Start DATA EXCERPTS
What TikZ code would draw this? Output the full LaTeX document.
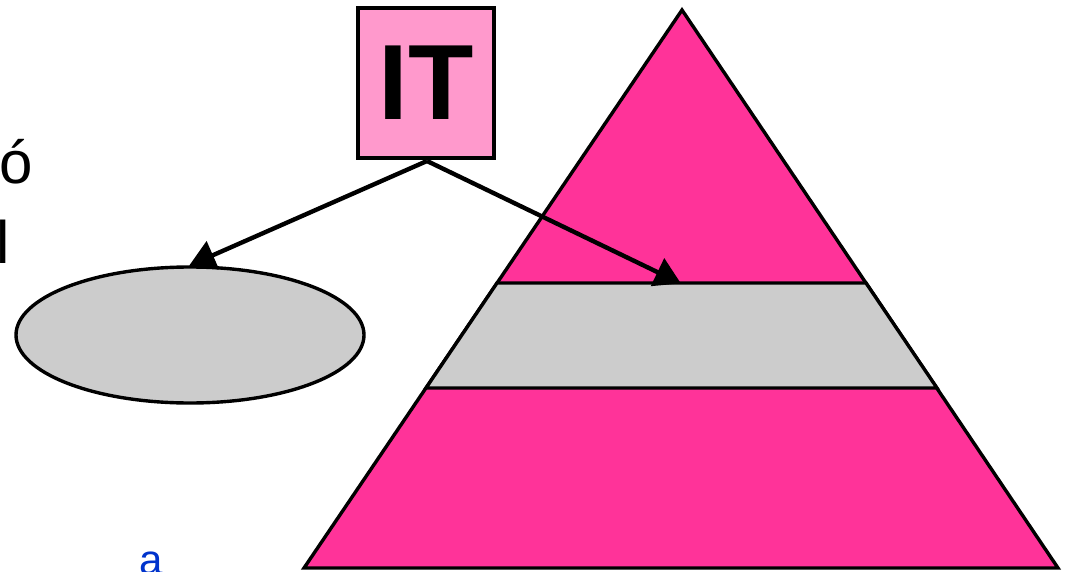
\documentclass[tikz,border=0pt]{standalone}
\usepackage{fontspec}
\setmainfont{Liberation Sans}
\usetikzlibrary{arrows.meta,shapes.geometric}
\definecolor{itpink}{HTML}{FF99CC}
\definecolor{pyrpink}{HTML}{FF3399}
\definecolor{bandgray}{HTML}{CCCCCC}
\definecolor{txtblue}{HTML}{0033CC}
\tikzset{
  outl/.style={draw=black, line width=3.4pt, line join=miter},
  conn/.style={draw=black, line width=4.4pt, -{Triangle[length=26pt,width=30pt]}, shorten >=-1pt},
  lbl/.style={inner sep=0pt, font=\fontsize{60}{60}\selectfont}
}
\begin{document}
\begin{tikzpicture}[x=1pt,y=-1pt]
\useasboundingbox (0,0) rectangle (1067,572);
\clip (0,0) rectangle (1067,572);
% pyramid
\path[outl, fill=pyrpink] (682,10) -- (1058,568) -- (304,568) -- cycle;
\path[outl, fill=bandgray] (497,283) -- (866,283) -- (937,388) -- (426,388) -- cycle;
% ellipse
\node[outl, fill=bandgray, ellipse, minimum width=348pt, minimum height=136pt, inner sep=0pt] (ell) at (190,335) {};
% IT box
\node[outl, fill=itpink, minimum width=136pt, minimum height=150pt, inner sep=0pt,
  font=\fontsize{107}{107}\selectfont\bfseries] (it) at (426,83) {IT};
\coordinate (band) at (680,283);
\coordinate (src) at (427,161);
\draw[conn] (src) -- (ell.north);
\draw[conn] (src) -- (band);
% texts
\node[lbl, anchor=base west] (t1) at (-1,183) {ó};
\node[lbl, anchor=base west] (t2) at (-4,263) {l};
\node[inner sep=0pt, anchor=base west, text=txtblue, font=\fontsize{42}{42}\selectfont] (t3) at (139,574) {a};
\end{tikzpicture}
\end{document}
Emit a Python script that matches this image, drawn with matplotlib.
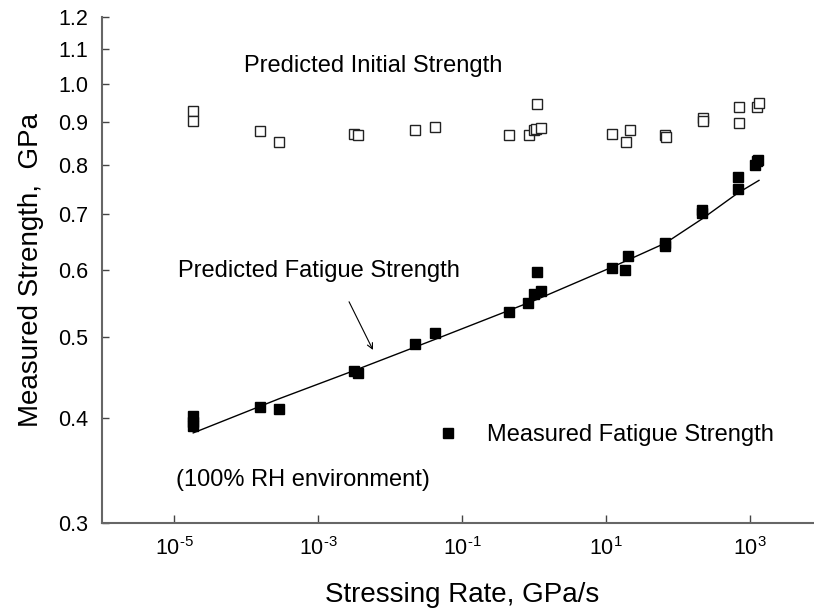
"""
Measured strength vs stressing rate (log-log), 100% RH environment
"""

import matplotlib
matplotlib.use("Agg")
import matplotlib.pyplot as plt
from matplotlib.ticker import FixedLocator, FixedFormatter, NullLocator

plt.rcParams['font.family'] = ['Liberation Sans', 'DejaVu Sans']
plt.rcParams['mathtext.fontset'] = 'custom'
plt.rcParams['mathtext.rm'] = 'Liberation Sans'

# Predicted initial strength (open squares)
init_rate = [1.84e-5, 1.84e-5, 1.55e-4, 2.87e-4, 3.19e-3, 3.56e-3, 0.0222, 0.0418,
             0.446, 0.843, 1.11, 1.0, 1.07, 1.26, 12.2, 21.3, 18.8, 65.9, 68.0,
             220, 220, 703, 703, 1239, 1334]
init_strength = [0.928, 0.903, 0.879, 0.853, 0.871, 0.868, 0.881, 0.889,
                 0.868, 0.869, 0.945, 0.881, 0.883, 0.886, 0.872, 0.880, 0.851, 0.869, 0.864,
                 0.910, 0.902, 0.937, 0.897, 0.939, 0.948]

# Measured fatigue strength (filled squares)
fat_rate = [1.84e-5, 1.84e-5, 1.84e-5, 1.55e-4, 2.87e-4, 3.2e-3, 3.6e-3, 0.0222, 0.0418,
            0.446, 0.826, 1.0, 1.26, 1.09, 12.0, 18.6, 20.5, 65.3, 65.3, 215, 215,
            681, 681, 1178, 1239, 1280]
fat_strength = [0.402, 0.396, 0.391, 0.4125, 0.410, 0.455, 0.453, 0.490, 0.505,
                0.535, 0.5475, 0.562, 0.567, 0.596, 0.604, 0.600, 0.623, 0.641, 0.646, 0.702, 0.708,
                0.774, 0.749, 0.800, 0.808, 0.812]

# Predicted fatigue strength curve
curve_rate = [1.85e-5, 2.87e-4, 3.28e-3, 0.0418, 1.07, 12.3, 67, 215, 681, 1334]
curve_strength = [0.384, 0.4216, 0.456, 0.496, 0.553, 0.605, 0.646, 0.690, 0.741, 0.767]

y_ticks = [0.3, 0.4, 0.5, 0.6, 0.7, 0.8, 0.9, 1.0, 1.1, 1.2]
x_ticks = [1e-5, 1e-3, 1e-1, 1e1, 1e3]
x_tick_labels = [r'$\mathregular{10^{\text{-}5}}$', r'$\mathregular{10^{\text{-}3}}$',
                 r'$\mathregular{10^{\text{-}1}}$', r'$\mathregular{10^{1}}$',
                 r'$\mathregular{10^{3}}$']

fig = plt.figure(figsize=(8.14, 6.14), dpi=100)
ax = fig.add_axes([0.1253, 0.1482, 0.8845, 0.8241])

ax.plot(init_rate, init_strength, linestyle='none', marker='s', markersize=7.7,
        markerfacecolor='white', markeredgecolor='#222222', markeredgewidth=1.0)
ax.plot(fat_rate, fat_strength, linestyle='none', marker='s', markersize=7.7,
        color='black', label='Measured Fatigue Strength')
ax.plot(curve_rate, curve_strength, color='black', linewidth=1.0)

ax.set_xscale('log')
ax.set_yscale('log')
ax.set_xlim(1e-6, 1e4)
ax.set_ylim(0.3, 1.2)

ax.yaxis.set_major_locator(FixedLocator(y_ticks))
ax.yaxis.set_major_formatter(FixedFormatter([f'{v:.1f}' for v in y_ticks]))
ax.yaxis.set_minor_locator(NullLocator())
ax.xaxis.set_major_locator(FixedLocator(x_ticks))
ax.xaxis.set_major_formatter(FixedFormatter(x_tick_labels))
ax.xaxis.set_minor_locator(NullLocator())

for side in ['top', 'right']:
    ax.spines[side].set_visible(False)
for side in ['left', 'bottom']:
    ax.spines[side].set_color('#666666')
    ax.spines[side].set_linewidth(1.5)

ax.tick_params(axis='y', direction='in', length=5, width=1, color='#444444',
               labelsize=15.5, pad=10)
ax.tick_params(axis='x', direction='in', length=6, width=1, color='#444444',
               labelsize=15.5, pad=10)

ax.set_xlabel('Stressing Rate, GPa/s', fontsize=20, labelpad=16)
ax.set_ylabel('Measured Strength,  GPa', fontsize=20, labelpad=10)

ax.text(9.4e-5, 1.048, 'Predicted Initial Strength', fontsize=17, va='center', ha='left')
ax.text(1.14e-5, 0.598, 'Predicted Fatigue Strength', fontsize=17, va='center', ha='left')
ax.text(1.07e-5, 0.3376, '(100% RH environment)', fontsize=17, va='center', ha='left')
ax.annotate('', xy=(5.8e-3, 0.482), xytext=(2.7e-3, 0.550),
            arrowprops=dict(arrowstyle='->', color='black', linewidth=0.8,
                            shrinkA=0, shrinkB=0))

ax.legend(loc='center left', bbox_to_anchor=(0.464, 0.174), frameon=False,
          numpoints=1, fontsize=17, handlelength=1.0, handletextpad=1.17,
          borderpad=0, borderaxespad=0)

plt.savefig('out.png', dpi=100)
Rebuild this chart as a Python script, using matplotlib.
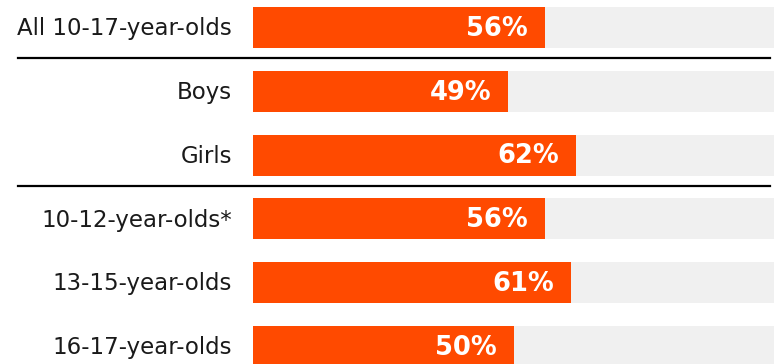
End DATA EXCERPTS
OBJECTIVE - The copy should hold exactly the lines from the line with "Emit a Python" to the line with "ax = fig.add_axes([0.1253, 0.1482, 0.8845, 0.8241])", both ends in, set down without any pictures and with nothing added.

EXERCISE OUTPUT -
Emit a Python script that matches this image, drawn with matplotlib.
"""
Measured strength vs stressing rate (log-log), 100% RH environment
"""

import matplotlib
matplotlib.use("Agg")
import matplotlib.pyplot as plt
from matplotlib.ticker import FixedLocator, FixedFormatter, NullLocator

plt.rcParams['font.family'] = ['Liberation Sans', 'DejaVu Sans']
plt.rcParams['mathtext.fontset'] = 'custom'
plt.rcParams['mathtext.rm'] = 'Liberation Sans'

# Predicted initial strength (open squares)
init_rate = [1.84e-5, 1.84e-5, 1.55e-4, 2.87e-4, 3.19e-3, 3.56e-3, 0.0222, 0.0418,
             0.446, 0.843, 1.11, 1.0, 1.07, 1.26, 12.2, 21.3, 18.8, 65.9, 68.0,
             220, 220, 703, 703, 1239, 1334]
init_strength = [0.928, 0.903, 0.879, 0.853, 0.871, 0.868, 0.881, 0.889,
                 0.868, 0.869, 0.945, 0.881, 0.883, 0.886, 0.872, 0.880, 0.851, 0.869, 0.864,
                 0.910, 0.902, 0.937, 0.897, 0.939, 0.948]

# Measured fatigue strength (filled squares)
fat_rate = [1.84e-5, 1.84e-5, 1.84e-5, 1.55e-4, 2.87e-4, 3.2e-3, 3.6e-3, 0.0222, 0.0418,
            0.446, 0.826, 1.0, 1.26, 1.09, 12.0, 18.6, 20.5, 65.3, 65.3, 215, 215,
            681, 681, 1178, 1239, 1280]
fat_strength = [0.402, 0.396, 0.391, 0.4125, 0.410, 0.455, 0.453, 0.490, 0.505,
                0.535, 0.5475, 0.562, 0.567, 0.596, 0.604, 0.600, 0.623, 0.641, 0.646, 0.702, 0.708,
                0.774, 0.749, 0.800, 0.808, 0.812]

# Predicted fatigue strength curve
curve_rate = [1.85e-5, 2.87e-4, 3.28e-3, 0.0418, 1.07, 12.3, 67, 215, 681, 1334]
curve_strength = [0.384, 0.4216, 0.456, 0.496, 0.553, 0.605, 0.646, 0.690, 0.741, 0.767]

y_ticks = [0.3, 0.4, 0.5, 0.6, 0.7, 0.8, 0.9, 1.0, 1.1, 1.2]
x_ticks = [1e-5, 1e-3, 1e-1, 1e1, 1e3]
x_tick_labels = [r'$\mathregular{10^{\text{-}5}}$', r'$\mathregular{10^{\text{-}3}}$',
                 r'$\mathregular{10^{\text{-}1}}$', r'$\mathregular{10^{1}}$',
                 r'$\mathregular{10^{3}}$']

fig = plt.figure(figsize=(8.14, 6.14), dpi=100)
ax = fig.add_axes([0.1253, 0.1482, 0.8845, 0.8241])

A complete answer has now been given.